= Transitional Military Council (2019) =

Four-month Sudanese military junta after President Omar al-Bashir's overthrow

The Transitional Military Council (TMC) was the military junta governing Sudan that was established on 11 April 2019, after the 2019 Sudanese coup d'état that took place during the Sudanese Revolution, and was formally headed by Abdel Fattah al-Burhan, Inspector of the Sudanese Armed Forces, after Ahmed Awad Ibn Auf resigned as leader one day following the coup.

The TMC and the Forces of Freedom and Change alliance (FFC) signed a political agreement on 17 July. On 4 August, a constitutional declaration, which followed up on the 17 July agreement, was completed. The agreements provided for the transfer of power to a new body known as the Sovereignty Council and to other transitional state bodies.

==Structure and members==
Lieutenant General Mohamed Hamdan Dagalo ("Hemetti") was formally the deputy leader but seen as the de facto real leader.

On 21 August 2019, the Sovereignty Council was established, officially dissolving the TMC and transferring power to the new council.

==Leadership==
Hemetti, formally the deputy leader of the Council, is the commander of the Rapid Support Forces, and as such, is seen by The Washington Post as holding more real power in the Council than al-Burhan. The RSF is the immediate successor organisation to the Janjaweed militia.

The Council's media spokesman is Major General Shams Ad-din Shanto. Some of the Council's other known members were General Galaledin Alsheikh, a former deputy director of security, Lieutenant General Al-Tayeb Babakr Ali Fadeel, who led the public order police, and Lieutenant General Omar Zain al-Abidin served as the leader of the junta's "political committee." All three tendered their resignations on 24 April. General Gamal Omar of the TMC commented publicly on the 30 June 2019 mass demonstrations, attributing the responsibility for ten deaths to the protest organisers.

==3 June 2019 Khartoum massacre==

On 3 June 2019, the TMC's security forces, including the Rapid Support Forces (RSF) led by TMC deputy leader Hemeti, killed about 100 civilians and injured hundreds of others in the Khartoum massacre. The Sudanese Professionals Association (SPA) described the TMC leaders as being "deep to their knees in the blood of the innocent in Darfur, Nuba Mountains and Blue Nile, in addition to Khartoum and other cities and towns" and organised a 3-day general strike.

==Negotiations and power transfer==
===April–June negotiations with civil society===
Major General Shanto, in a press conference on 14 April, stated that the Council was inviting the opposition and protestors to name a civilian government (except for the Ministries of Defense and Interior) and a prime minister to lead it, which the junta would then "implement".

On 12 June, the Forces of Freedom and Change (FFC) alliance prepared a list of eight civilian members for a 15-member transitional governmental council to replace the TMC, including three women, in addition to Abdalla Hamdok, who was Deputy Executive Secretary of the United Nations Economic Commission for Africa from 2011 to October 2018, as prime minister.
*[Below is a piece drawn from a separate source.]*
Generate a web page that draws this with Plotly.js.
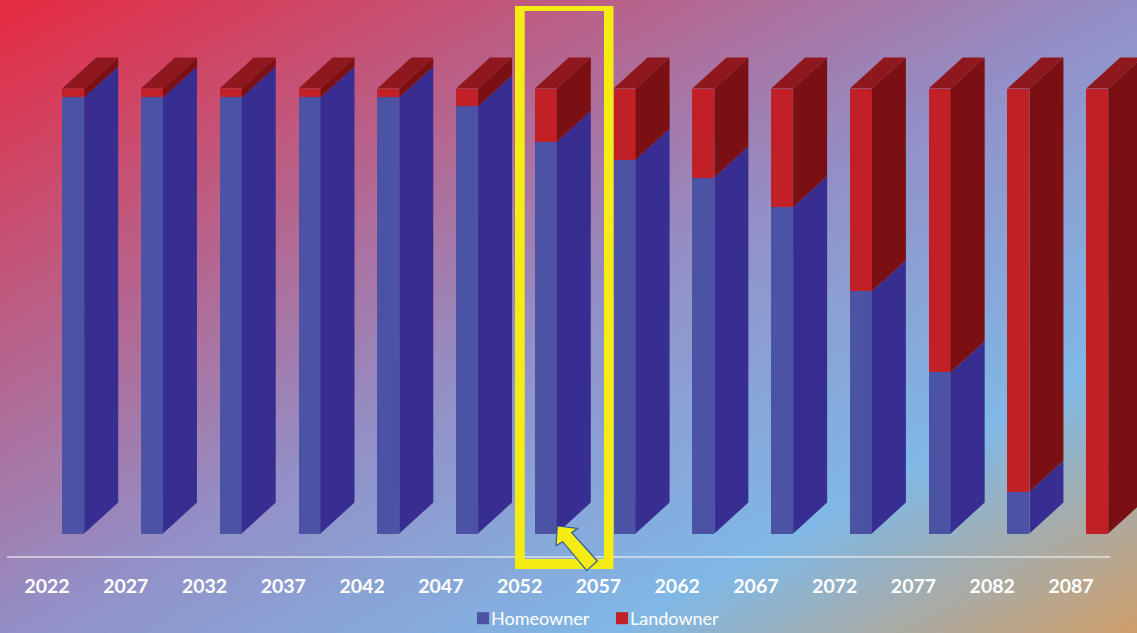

==Planned power transfer to Sovereignty Council==

On 5 July 2019, the TMC and the FFC agreed on a Sudanese transition to democracy deal, including an 11-member sovereign council with five military members, five civilian members, and one civilian chosen by consensus; a civilian cabinet; a legislative council; an investigation into the Khartoum massacre and related events; and a legal team to formalise the plan. The new Sovereignty Council would be led by a military person for 21 months and by a civilian for 18 months. On 7 July, al-Burhan, head of the TMC, stated on television that in the context of the transition deal, the TMC would be dissolved.

On 4 August, the TMC, represented by Hemetti, and the FFC, represented by Ahmed Rabee, signed the Draft Constitutional Declaration, which states 70 legal articles defining the transfer of power from the TMC to the Sovereignty Council and other transitional state bodies. The signing of the Draft Constitutional Declaration received wide international attention.

==Attempted anti-TMC coups d'état==
The TMC claimed several times during 2019 that a coup d'état attempt had been foiled and that those responsible had been arrested.

As of 25 July 2019, the TMC had not named the alleged coup plotters of the first four coup attempts.

On 12 July, Gamal Omar of the TMC reported the fourth coup attempt, stating that twelve army and General Intelligence Service (GIS) officers had attempted a coup d'état against the TMC, without naming the alleged conspirators.

On 25 July, the TMC stated that a combined military-Islamist coup attempt had occurred. The TMC stated that it had arrested the head of the Joint Chiefs of Staff, Lieutenant-General Hashim Abdel Muttalab Ahmed; Major-General Nasr al-Din Abdel Fattah; former Foreign Minister, Ali Ahmed Karti; the commander of the Central District, Major-General Bahar Ahmed; former Minister of Minerals, Kamal Abdel Latif; and Secretary-General of "the Islamic Movement", Zubair Ahmed al-Hassan.